___ Extracted material ___
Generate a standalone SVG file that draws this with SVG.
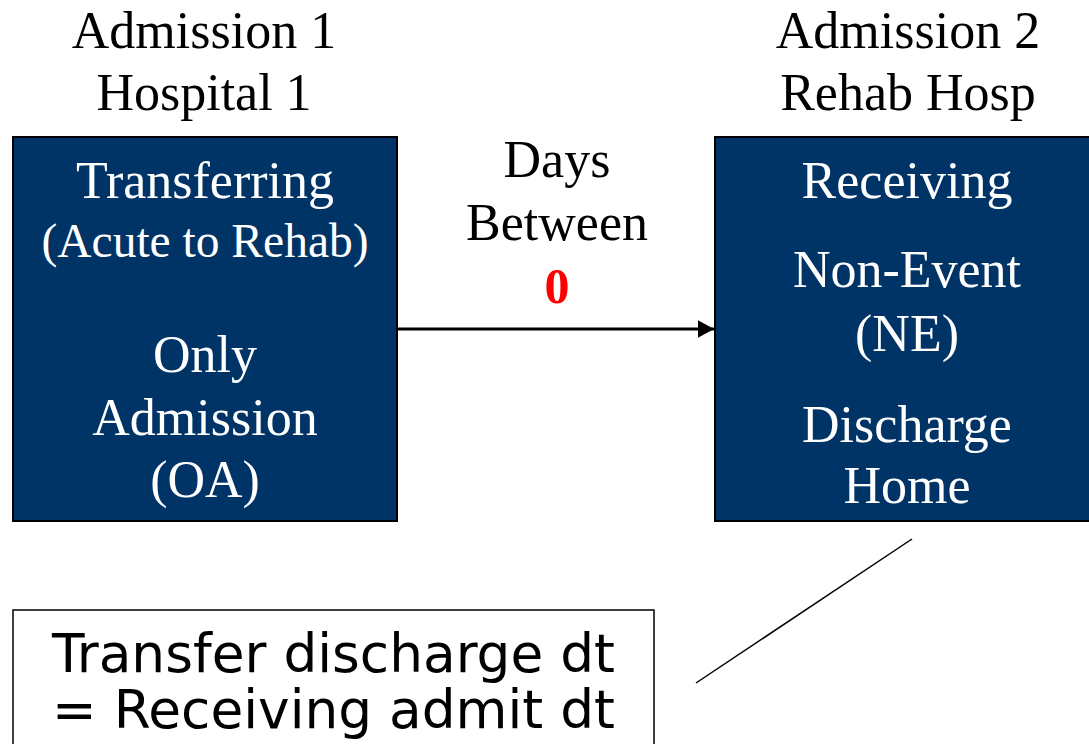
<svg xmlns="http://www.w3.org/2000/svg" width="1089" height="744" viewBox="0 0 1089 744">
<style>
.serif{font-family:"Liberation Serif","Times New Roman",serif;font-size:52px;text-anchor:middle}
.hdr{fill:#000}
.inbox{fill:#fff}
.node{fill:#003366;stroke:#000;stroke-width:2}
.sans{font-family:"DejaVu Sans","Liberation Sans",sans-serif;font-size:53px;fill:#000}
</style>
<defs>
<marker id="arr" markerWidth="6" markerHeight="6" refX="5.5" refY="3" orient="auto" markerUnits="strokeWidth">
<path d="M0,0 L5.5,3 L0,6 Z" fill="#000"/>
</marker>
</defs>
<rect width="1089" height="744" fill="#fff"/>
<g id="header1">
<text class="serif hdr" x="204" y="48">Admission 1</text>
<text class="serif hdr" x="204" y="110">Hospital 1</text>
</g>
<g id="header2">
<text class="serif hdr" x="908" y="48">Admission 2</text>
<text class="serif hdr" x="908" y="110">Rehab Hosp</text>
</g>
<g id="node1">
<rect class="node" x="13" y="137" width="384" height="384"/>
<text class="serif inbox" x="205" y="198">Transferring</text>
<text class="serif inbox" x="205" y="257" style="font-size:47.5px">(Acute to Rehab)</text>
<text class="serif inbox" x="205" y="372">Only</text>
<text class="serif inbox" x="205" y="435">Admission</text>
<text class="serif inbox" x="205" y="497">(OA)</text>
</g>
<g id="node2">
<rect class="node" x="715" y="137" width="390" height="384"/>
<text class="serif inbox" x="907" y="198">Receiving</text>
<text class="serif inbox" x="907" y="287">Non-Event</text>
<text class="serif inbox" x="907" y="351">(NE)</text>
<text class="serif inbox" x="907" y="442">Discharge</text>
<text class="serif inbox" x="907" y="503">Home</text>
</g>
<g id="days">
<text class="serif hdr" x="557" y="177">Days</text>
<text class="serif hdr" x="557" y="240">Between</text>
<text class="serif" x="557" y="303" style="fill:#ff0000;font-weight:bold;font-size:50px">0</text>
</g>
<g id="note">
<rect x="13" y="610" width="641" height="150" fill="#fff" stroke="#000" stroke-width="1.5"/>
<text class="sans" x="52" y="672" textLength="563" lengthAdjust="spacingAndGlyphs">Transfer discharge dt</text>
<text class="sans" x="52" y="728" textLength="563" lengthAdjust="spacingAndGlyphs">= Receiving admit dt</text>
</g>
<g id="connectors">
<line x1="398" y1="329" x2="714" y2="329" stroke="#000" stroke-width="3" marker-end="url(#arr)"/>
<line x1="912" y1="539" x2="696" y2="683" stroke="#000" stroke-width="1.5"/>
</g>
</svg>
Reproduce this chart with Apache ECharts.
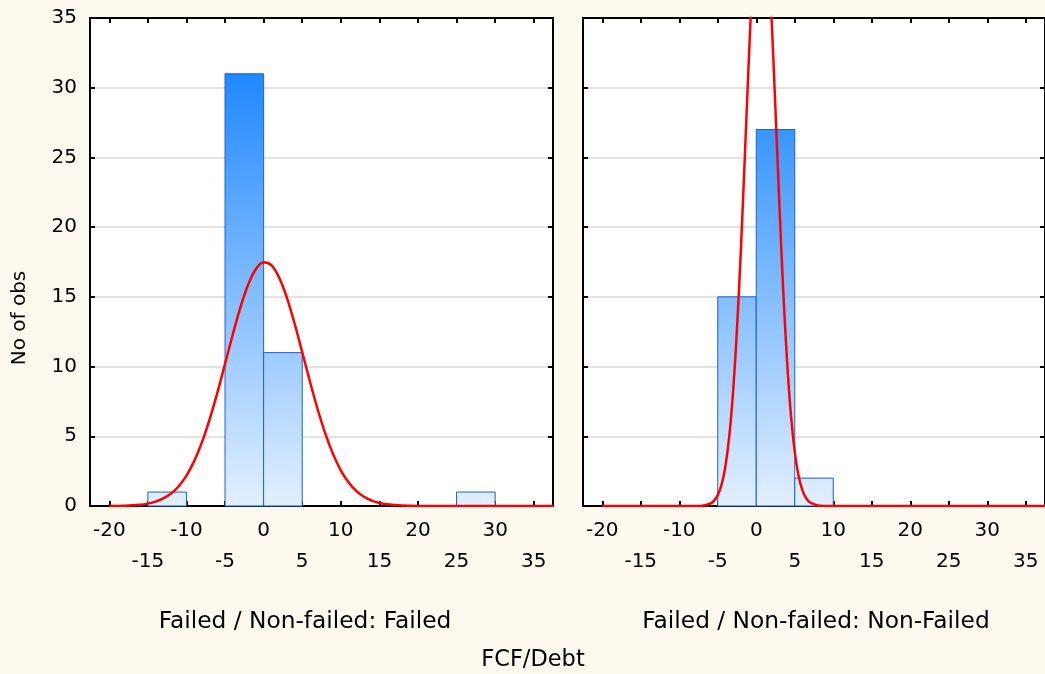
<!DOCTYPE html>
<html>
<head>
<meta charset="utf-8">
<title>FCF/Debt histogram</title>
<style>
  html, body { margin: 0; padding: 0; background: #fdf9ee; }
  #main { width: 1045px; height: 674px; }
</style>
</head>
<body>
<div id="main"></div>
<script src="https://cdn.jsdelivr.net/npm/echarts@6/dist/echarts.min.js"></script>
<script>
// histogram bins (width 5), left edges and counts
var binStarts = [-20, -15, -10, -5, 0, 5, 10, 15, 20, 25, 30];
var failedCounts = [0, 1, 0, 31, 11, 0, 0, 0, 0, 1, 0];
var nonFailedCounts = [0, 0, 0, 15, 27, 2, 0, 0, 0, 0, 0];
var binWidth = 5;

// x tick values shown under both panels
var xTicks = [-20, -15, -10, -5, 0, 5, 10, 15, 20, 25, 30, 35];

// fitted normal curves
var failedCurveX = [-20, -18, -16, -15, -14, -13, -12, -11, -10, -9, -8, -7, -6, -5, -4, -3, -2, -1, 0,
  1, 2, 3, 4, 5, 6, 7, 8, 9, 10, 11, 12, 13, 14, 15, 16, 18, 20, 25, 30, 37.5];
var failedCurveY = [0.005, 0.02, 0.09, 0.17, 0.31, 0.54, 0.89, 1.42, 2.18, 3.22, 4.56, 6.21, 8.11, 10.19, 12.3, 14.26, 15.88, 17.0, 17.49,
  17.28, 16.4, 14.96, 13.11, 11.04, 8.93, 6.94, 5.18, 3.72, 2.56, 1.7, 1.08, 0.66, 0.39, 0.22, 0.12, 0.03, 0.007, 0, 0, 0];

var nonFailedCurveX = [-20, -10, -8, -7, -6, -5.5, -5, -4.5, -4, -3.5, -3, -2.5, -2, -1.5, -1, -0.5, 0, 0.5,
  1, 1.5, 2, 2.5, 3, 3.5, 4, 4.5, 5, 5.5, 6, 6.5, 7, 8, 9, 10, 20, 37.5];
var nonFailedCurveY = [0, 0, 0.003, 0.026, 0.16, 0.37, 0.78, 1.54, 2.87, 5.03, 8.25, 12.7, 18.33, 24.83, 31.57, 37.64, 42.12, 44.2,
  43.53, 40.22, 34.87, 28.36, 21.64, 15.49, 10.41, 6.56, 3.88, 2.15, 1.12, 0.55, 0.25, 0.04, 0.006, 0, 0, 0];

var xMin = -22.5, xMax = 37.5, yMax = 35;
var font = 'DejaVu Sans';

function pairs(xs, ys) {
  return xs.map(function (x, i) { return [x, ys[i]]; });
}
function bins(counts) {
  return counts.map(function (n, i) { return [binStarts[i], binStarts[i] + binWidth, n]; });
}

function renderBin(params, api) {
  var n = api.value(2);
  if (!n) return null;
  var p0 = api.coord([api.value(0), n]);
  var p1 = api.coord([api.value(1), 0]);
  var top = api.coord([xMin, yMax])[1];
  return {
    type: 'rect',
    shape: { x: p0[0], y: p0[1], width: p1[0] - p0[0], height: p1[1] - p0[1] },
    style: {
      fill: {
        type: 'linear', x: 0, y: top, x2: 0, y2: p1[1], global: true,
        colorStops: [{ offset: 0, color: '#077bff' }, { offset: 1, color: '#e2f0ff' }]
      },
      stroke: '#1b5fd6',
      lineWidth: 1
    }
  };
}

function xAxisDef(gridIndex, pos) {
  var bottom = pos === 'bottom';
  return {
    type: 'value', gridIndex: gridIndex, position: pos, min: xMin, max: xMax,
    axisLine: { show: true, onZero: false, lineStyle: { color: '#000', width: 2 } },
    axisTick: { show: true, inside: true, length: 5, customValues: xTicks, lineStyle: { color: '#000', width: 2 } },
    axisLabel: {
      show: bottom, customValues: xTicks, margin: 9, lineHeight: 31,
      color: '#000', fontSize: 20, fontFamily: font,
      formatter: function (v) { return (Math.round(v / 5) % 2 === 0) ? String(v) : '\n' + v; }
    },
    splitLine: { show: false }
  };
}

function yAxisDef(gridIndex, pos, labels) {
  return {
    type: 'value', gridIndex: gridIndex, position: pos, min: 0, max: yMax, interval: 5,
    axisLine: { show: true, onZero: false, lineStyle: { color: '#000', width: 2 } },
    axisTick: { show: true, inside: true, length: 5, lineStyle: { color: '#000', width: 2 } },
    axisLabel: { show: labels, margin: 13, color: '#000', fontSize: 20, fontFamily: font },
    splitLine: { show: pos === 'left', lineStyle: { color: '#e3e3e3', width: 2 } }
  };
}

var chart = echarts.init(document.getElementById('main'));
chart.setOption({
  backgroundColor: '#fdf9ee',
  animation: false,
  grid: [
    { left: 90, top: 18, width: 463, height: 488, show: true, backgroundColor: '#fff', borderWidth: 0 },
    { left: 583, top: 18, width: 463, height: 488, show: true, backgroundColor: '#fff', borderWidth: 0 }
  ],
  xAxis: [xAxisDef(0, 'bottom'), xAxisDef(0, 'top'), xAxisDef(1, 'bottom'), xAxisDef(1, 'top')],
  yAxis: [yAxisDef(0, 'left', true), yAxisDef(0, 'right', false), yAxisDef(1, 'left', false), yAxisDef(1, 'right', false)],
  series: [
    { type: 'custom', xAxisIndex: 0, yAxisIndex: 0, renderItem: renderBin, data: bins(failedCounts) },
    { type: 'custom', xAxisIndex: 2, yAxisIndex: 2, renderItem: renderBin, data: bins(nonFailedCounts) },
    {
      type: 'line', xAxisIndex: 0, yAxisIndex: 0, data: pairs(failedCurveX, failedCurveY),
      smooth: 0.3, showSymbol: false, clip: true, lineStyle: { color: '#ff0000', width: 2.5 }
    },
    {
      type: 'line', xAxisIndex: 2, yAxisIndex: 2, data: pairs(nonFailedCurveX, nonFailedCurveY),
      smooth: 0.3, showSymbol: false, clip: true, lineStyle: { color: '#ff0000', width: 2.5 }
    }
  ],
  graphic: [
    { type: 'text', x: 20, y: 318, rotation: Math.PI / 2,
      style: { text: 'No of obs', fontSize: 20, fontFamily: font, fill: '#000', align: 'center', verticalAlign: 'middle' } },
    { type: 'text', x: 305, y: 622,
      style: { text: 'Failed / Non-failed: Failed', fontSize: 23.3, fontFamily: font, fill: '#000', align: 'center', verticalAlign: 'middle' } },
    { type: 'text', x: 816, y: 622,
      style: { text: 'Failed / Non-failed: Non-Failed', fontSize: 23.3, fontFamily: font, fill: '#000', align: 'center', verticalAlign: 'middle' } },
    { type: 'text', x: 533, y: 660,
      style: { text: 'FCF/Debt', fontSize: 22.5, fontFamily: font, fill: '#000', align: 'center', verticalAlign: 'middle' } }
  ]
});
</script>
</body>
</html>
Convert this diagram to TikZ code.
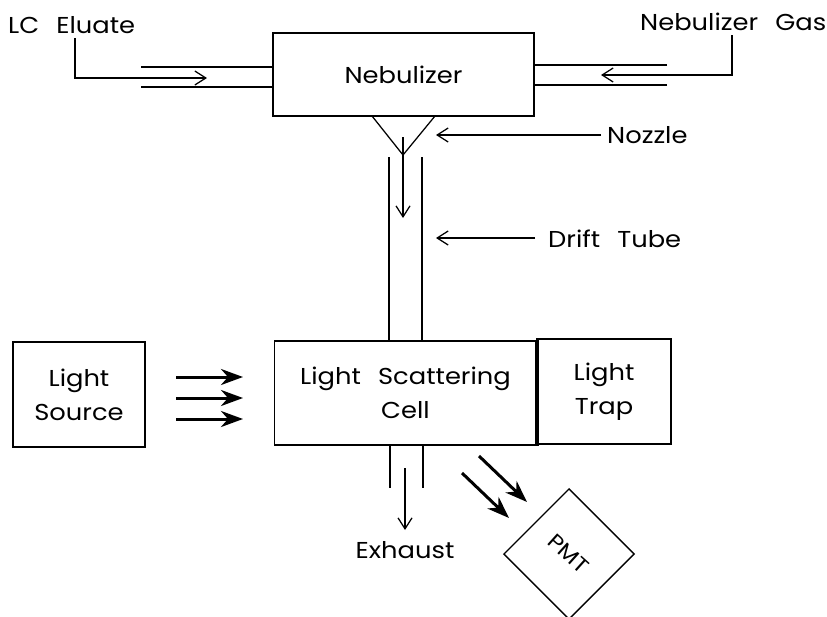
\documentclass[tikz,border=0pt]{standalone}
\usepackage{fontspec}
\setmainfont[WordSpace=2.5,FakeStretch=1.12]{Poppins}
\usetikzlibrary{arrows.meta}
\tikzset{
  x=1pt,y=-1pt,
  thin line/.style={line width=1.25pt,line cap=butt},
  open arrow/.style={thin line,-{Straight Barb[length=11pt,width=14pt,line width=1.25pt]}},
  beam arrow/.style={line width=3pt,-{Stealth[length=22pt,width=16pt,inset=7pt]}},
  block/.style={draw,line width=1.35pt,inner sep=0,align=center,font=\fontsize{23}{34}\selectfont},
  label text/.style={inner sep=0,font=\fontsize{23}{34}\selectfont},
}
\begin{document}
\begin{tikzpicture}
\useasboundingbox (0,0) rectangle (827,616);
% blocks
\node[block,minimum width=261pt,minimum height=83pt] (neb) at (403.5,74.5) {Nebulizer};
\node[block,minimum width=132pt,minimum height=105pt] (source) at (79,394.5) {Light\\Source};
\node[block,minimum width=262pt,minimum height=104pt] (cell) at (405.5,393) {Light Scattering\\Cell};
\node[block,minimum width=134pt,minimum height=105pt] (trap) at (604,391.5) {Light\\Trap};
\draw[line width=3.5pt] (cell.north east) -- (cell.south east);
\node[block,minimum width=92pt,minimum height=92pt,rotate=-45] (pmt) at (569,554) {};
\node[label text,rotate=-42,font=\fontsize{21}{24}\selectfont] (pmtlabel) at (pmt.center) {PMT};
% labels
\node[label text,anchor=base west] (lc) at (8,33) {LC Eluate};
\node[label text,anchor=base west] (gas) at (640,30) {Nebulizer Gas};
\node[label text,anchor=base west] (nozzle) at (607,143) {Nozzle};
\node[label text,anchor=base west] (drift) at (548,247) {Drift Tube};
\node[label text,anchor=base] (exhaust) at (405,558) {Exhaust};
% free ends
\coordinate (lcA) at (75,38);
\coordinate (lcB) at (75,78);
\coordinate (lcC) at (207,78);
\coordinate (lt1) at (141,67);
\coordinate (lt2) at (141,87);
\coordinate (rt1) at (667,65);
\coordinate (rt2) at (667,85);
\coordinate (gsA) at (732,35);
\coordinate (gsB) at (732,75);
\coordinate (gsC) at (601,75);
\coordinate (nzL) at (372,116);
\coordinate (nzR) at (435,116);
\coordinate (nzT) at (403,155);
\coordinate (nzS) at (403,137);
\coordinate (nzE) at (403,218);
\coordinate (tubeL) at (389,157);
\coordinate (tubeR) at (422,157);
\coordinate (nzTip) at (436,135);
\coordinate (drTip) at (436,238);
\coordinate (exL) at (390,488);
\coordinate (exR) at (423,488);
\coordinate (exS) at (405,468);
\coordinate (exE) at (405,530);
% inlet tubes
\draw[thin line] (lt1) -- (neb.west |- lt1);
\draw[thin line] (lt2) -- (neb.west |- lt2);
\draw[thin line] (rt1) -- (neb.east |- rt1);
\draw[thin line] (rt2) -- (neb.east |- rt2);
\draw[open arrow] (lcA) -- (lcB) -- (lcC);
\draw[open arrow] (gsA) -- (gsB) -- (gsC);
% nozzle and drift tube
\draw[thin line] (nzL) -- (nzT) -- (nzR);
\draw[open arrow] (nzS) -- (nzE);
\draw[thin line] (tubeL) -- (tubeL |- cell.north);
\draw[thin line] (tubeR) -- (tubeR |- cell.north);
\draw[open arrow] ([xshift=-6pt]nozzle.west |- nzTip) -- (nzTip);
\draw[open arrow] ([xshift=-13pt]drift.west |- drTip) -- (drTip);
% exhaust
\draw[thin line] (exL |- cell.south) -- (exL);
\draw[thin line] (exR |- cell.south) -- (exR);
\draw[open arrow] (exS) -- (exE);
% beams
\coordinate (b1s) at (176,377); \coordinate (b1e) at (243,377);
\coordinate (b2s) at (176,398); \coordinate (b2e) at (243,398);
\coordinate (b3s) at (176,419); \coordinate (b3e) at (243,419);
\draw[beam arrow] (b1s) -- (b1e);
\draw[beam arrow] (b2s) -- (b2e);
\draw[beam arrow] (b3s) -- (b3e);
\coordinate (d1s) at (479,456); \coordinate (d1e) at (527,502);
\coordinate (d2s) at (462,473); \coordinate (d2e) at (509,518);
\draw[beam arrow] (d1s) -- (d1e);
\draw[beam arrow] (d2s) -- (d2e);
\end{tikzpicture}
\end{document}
___
Stated problem:
Print exactly what appears from the line holding "Reproduce this chart with Apache ECharts." down to the line holding "0.006, 0, 0, 0];", both ends kept, leaving out the pictures.

Output for this task:
Reproduce this chart with Apache ECharts.
<!DOCTYPE html>
<html>
<head>
<meta charset="utf-8">
<title>FCF/Debt histogram</title>
<style>
  html, body { margin: 0; padding: 0; background: #fdf9ee; }
  #main { width: 1045px; height: 674px; }
</style>
</head>
<body>
<div id="main"></div>
<script src="https://cdn.jsdelivr.net/npm/echarts@6/dist/echarts.min.js"></script>
<script>
// histogram bins (width 5), left edges and counts
var binStarts = [-20, -15, -10, -5, 0, 5, 10, 15, 20, 25, 30];
var failedCounts = [0, 1, 0, 31, 11, 0, 0, 0, 0, 1, 0];
var nonFailedCounts = [0, 0, 0, 15, 27, 2, 0, 0, 0, 0, 0];
var binWidth = 5;

// x tick values shown under both panels
var xTicks = [-20, -15, -10, -5, 0, 5, 10, 15, 20, 25, 30, 35];

// fitted normal curves
var failedCurveX = [-20, -18, -16, -15, -14, -13, -12, -11, -10, -9, -8, -7, -6, -5, -4, -3, -2, -1, 0,
  1, 2, 3, 4, 5, 6, 7, 8, 9, 10, 11, 12, 13, 14, 15, 16, 18, 20, 25, 30, 37.5];
var failedCurveY = [0.005, 0.02, 0.09, 0.17, 0.31, 0.54, 0.89, 1.42, 2.18, 3.22, 4.56, 6.21, 8.11, 10.19, 12.3, 14.26, 15.88, 17.0, 17.49,
  17.28, 16.4, 14.96, 13.11, 11.04, 8.93, 6.94, 5.18, 3.72, 2.56, 1.7, 1.08, 0.66, 0.39, 0.22, 0.12, 0.03, 0.007, 0, 0, 0];

var nonFailedCurveX = [-20, -10, -8, -7, -6, -5.5, -5, -4.5, -4, -3.5, -3, -2.5, -2, -1.5, -1, -0.5, 0, 0.5,
  1, 1.5, 2, 2.5, 3, 3.5, 4, 4.5, 5, 5.5, 6, 6.5, 7, 8, 9, 10, 20, 37.5];
var nonFailedCurveY = [0, 0, 0.003, 0.026, 0.16, 0.37, 0.78, 1.54, 2.87, 5.03, 8.25, 12.7, 18.33, 24.83, 31.57, 37.64, 42.12, 44.2,
  43.53, 40.22, 34.87, 28.36, 21.64, 15.49, 10.41, 6.56, 3.88, 2.15, 1.12, 0.55, 0.25, 0.04, 0.006, 0, 0, 0];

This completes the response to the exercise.